On 68th anniversary of D-Day, 102-year-old Army veteran recalls watching Allied planes

Anyone who lives long enough is all but certain to witness something significant, and for centenarian Bea Cohen of Los Angeles, not only did she see air strikes during World War II--Cohen watched the Allied airplanes en route to the shores of Normandy in support of the D-Day invasion, 68 years ago today.

It's a life experience for the 102-year-old veteran that is as sharp in her mind today as it was in front of her face that early morning in England.

"Imagine all of those planes and gliders," Cohen recently recalled. "Loads of them!" She was a U.S. Army private on a train towards her new post when the dark sky erupted with the thunderous roar of motors.

"It was top secret. Nobody knew even aboard ship nobody knew when or where or what. And there were the planes--the sky was filled with planes and gliders. The Normandy invasion we knew that was the beginning of the end of World War II."

The war in Europe would end eleven months later and Cohen would soon return to her adopted home in Southern California. After the war she married a Marine named Ray Cohen, who was a prisoner of war in the Philippines. They spent the subsequent decades, as she does now, helping fellow veterans.

"Are you ready? You may not need it now. But you're going to need it later," Cohen exclaims to a wheelchair-bound visitor while presenting him with a hand-sewed blanket. It's a passion of hers to make sure that veterans--especially those with missing limbs--have blankets to help keep them warm. "At first I said, 'would you like to have a blanket?' They thought I was selling it. Now, I've got to say, 'I have a gift for you,'” Cohen explained from the state veterans facility she regularly visits. She still lives on her own.

The former Bea Abrams was born in Romania in 1910 and readily recalls the time planes flew into her hometown to bomb the local factories. It was World War I. She says the adults around her were surprised at how low the planes were flying. "And we stood there and waved. And the pilot waved back to me. He had a moustache."
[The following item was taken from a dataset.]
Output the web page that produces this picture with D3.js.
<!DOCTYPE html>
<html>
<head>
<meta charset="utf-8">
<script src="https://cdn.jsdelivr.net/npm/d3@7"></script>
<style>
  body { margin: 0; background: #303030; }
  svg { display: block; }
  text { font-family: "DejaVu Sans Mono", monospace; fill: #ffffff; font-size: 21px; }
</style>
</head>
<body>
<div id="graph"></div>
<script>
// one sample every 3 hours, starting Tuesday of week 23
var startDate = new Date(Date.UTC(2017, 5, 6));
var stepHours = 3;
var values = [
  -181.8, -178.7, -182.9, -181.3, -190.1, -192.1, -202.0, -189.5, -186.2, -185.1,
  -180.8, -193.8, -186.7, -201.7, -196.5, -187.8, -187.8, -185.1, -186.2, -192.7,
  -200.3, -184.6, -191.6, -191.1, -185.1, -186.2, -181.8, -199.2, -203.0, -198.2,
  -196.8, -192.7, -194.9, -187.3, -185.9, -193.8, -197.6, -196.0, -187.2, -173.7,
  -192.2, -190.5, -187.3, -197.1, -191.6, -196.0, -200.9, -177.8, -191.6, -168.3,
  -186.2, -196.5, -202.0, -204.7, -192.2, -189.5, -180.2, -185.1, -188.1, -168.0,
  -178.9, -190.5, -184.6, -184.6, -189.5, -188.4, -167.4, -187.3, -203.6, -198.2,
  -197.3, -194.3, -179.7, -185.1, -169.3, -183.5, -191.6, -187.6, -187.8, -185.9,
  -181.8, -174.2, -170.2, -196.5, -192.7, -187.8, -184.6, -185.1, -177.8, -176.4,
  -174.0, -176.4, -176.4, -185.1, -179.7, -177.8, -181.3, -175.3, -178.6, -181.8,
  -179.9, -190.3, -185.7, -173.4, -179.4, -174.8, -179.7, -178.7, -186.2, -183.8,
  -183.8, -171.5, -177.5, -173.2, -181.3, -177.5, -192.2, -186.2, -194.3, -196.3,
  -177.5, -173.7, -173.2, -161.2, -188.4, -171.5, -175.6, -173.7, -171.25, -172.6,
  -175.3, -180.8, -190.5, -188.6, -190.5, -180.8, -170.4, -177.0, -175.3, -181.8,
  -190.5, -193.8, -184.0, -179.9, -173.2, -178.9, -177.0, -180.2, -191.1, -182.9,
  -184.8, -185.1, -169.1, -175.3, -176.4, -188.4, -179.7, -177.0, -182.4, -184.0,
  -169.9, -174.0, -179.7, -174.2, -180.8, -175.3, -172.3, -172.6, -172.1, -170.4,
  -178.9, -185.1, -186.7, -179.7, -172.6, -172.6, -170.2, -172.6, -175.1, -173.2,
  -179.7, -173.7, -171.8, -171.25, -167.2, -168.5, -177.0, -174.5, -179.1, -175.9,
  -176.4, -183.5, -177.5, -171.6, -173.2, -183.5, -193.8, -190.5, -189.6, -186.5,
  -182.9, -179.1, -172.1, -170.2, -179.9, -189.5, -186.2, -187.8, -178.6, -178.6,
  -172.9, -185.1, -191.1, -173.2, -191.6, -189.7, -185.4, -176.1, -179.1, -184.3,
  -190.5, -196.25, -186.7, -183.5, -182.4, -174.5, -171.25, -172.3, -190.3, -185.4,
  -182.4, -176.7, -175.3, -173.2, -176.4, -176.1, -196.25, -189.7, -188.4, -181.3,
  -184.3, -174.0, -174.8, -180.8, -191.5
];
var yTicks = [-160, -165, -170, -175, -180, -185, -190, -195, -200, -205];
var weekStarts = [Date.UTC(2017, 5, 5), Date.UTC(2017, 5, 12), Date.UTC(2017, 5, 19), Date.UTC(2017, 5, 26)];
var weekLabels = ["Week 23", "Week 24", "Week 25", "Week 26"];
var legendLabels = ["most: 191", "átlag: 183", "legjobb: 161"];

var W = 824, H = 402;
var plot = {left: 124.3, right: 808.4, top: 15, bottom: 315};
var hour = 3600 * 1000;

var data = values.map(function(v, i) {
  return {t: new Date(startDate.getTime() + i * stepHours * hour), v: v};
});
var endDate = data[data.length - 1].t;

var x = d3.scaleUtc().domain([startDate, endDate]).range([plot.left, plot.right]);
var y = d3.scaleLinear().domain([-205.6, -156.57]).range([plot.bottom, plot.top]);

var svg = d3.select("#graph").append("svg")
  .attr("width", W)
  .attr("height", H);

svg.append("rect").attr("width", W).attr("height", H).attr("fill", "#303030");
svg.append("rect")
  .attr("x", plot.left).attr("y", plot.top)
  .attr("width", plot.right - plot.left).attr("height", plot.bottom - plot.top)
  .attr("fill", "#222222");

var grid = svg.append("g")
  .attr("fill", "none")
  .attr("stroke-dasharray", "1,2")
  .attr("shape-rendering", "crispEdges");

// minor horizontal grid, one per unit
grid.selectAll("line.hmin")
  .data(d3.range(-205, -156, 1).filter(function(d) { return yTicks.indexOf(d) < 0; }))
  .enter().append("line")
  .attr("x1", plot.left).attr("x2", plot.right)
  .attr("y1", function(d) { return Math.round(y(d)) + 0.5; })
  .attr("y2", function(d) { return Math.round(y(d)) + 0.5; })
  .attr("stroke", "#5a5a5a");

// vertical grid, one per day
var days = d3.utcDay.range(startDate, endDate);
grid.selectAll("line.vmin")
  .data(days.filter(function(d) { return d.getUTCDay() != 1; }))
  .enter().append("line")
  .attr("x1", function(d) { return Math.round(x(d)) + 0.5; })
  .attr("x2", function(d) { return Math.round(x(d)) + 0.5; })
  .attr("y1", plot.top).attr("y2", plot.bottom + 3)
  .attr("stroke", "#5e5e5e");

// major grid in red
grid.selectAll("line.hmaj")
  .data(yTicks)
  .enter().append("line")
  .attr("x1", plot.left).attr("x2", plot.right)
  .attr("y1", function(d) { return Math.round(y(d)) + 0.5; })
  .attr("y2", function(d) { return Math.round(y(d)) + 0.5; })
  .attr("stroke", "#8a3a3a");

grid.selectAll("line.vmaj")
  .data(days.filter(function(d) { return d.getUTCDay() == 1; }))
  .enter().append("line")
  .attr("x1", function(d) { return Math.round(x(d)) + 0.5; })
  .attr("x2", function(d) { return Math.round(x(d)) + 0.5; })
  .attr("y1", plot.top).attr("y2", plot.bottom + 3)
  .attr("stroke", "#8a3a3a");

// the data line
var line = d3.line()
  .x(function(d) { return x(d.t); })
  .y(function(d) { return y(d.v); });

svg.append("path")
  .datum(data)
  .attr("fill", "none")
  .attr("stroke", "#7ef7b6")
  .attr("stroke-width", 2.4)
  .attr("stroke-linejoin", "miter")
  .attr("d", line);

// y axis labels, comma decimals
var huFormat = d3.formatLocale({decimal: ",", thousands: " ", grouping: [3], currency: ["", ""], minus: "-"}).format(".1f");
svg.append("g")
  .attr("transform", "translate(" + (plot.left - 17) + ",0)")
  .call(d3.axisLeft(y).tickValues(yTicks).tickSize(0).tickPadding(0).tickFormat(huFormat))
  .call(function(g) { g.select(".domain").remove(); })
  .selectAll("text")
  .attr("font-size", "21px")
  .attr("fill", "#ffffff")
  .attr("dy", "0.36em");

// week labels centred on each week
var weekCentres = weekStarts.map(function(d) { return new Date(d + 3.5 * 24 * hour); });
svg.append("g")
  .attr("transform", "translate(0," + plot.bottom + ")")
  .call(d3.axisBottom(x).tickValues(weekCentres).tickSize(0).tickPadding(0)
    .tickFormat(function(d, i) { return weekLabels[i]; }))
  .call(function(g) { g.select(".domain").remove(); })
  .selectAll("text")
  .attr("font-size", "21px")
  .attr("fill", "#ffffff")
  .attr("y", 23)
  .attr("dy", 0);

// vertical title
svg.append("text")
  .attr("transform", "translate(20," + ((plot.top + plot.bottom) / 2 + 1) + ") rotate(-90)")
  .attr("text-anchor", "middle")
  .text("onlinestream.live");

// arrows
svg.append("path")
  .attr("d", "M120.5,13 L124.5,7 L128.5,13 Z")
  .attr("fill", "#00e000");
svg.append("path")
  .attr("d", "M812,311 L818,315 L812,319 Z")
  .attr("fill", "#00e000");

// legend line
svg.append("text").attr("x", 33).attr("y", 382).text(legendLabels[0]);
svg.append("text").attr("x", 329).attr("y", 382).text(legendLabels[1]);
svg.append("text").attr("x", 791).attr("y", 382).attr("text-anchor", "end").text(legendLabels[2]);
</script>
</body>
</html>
Cohen immigrated to the U.S. in 1920, settling first in Fort Worth, Texas before moving to Southern California. At the start of World War II, she took a job with Douglas Aircraft helping to crank out planes. She was a real-life Rosie the Riveter. "I went to school in Inglewood to learn all about rivets. Roundhead rivets, little rivets, big rivets, flathead rivets [and] how to use a gun. And they sent me to work at Douglas in Santa Monica."

All of these years later, Cohen can still sing the refrain of "Over There," which was a popular American tune during both world wars. She'd sing with her fellow riveters to help pass the time. But the call to serve her country led Cohen to join the Army even though Douglas offered her a nickel an hour raise to stay home. She went through basic training, learned how to use a rifle and even did a stint on the task that no soldier likes--kitchen patrol. That prepared Cohen for her assignment in England and the unlikely position to witness history.

Over the years each would find ways to help their fellow veterans. "[T]here's a Jewish word called mitzvah m-i-t-z-v-a-h, which means always do a good deed every day," Cohen explained. "There's always someone who needs a little more than you do. So you share."

For many years that meant teaching upholstery to veterans and then using the leftover material to create the blankets that she'd then pass out. Cohen taught the classes until last year when her failing eyesight finally caught up to her. But she still makes the blankets and can't pass up the chance to let her hands examine a chair to judge the quality of its covering.

Always looking to help in any way she can, Cohen is a regular volunteer at a weekly bingo game calling out numbers. She is also an unapologetic advocate for her fellow veterans. "I come from a country where there wasn't anything like [peace and freedom]. And I know the difference. And veterans are doing it....What I don't want people to forget--our men and women veterans; they've given a lot. Why forget it?"